I strongly support sound renewable energy initiatives which are financially feasible and environmentally sound. While natural gas has taken over as the number one source of renewable energy in the country, I am concerned with the consequences that natural gas has been found to have on our environment due to fracking and CO2 emissions as a fossil fuel. For these reasons, I would support cleaner sources of energy with less impact on our environment than natural gas.
11. What should Hawaii be doing to prepare for the effects of climate change, including sea level rise and threats to coral reefs?
As a Native Hawaiian, I believe that we are stewards of this land and these waters of which we call home. Every resident of Hawaii has a responsibility to properly care for and maintain our ecosystem, including our coral reefs, and our government must set the example.
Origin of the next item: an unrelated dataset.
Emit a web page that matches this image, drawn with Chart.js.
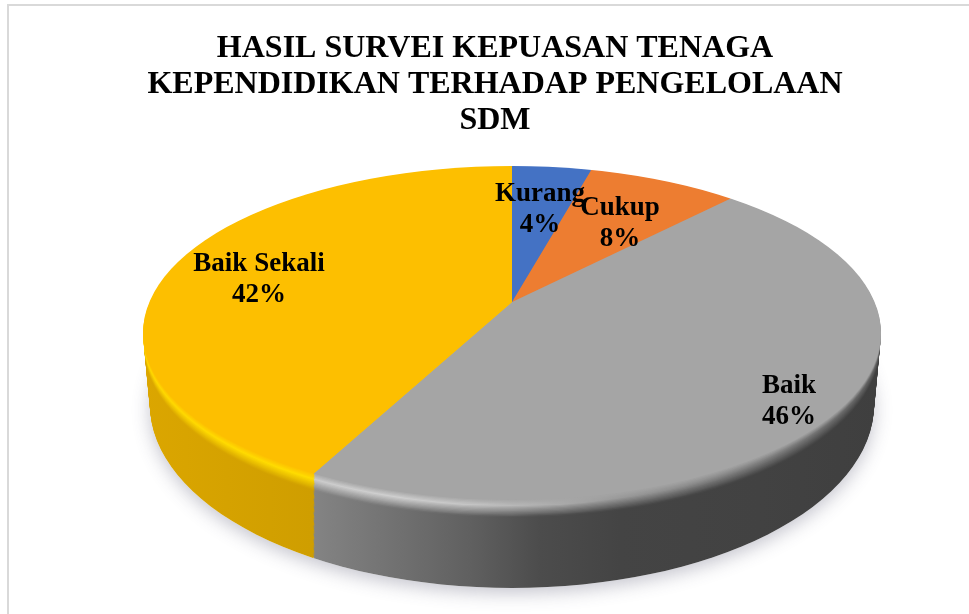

We need to prepare our infrastructure for climate change as we can already see the effects of erosion on the North Shore.
We must go to each coastal community within our islands and work with community members to collaborate and develop the practices using scientific developments and traditional cultural practices regarding conservation planning to protect our shorelines and coral reefs.
In order to do this, we need to educate the community to change behavior, because many people may not be aware of the environmental threats of climate change. Effective community solutions require community incentives for renewable energy and land conservation projects.
I support research and development in renewable industries such as the Kauai Island Utility Cooperative that burns invasive tree species for fuel. I would support studies for projects which could work on other islands. I will also work with the federal government to secure subsidies for renewable energy projects.
12. What other important issue would you like to discuss here?
My vision is to build a Hawaii where more people can stay in this place they call home for generations to come through simple and innovative solutions to housing, jobs, and education.
I talked about my solutions for affordable housing in a previous question. I also want to ensure that families can afford housing by reducing the cost of living in Hawaii. I plan to do this by decreasing taxes and our pension liability, so we have a sustainable financial path for the state.
I will be a champion for education and underserved communities by ensuring equitable funding for all public school students, supporting our teachers with better salary and resources, and auditing and streamlining DOE facilities and resources.
I also plan to create an atmosphere for local businesses to thrive so more people can stay in this place we call home for generations to come. I will decrease corporate tax and unnecessary regulation, increase access to capital grants and build local partnerships. I will also increase vocational training for high schools and community colleges to connect more local families with available job opportunities.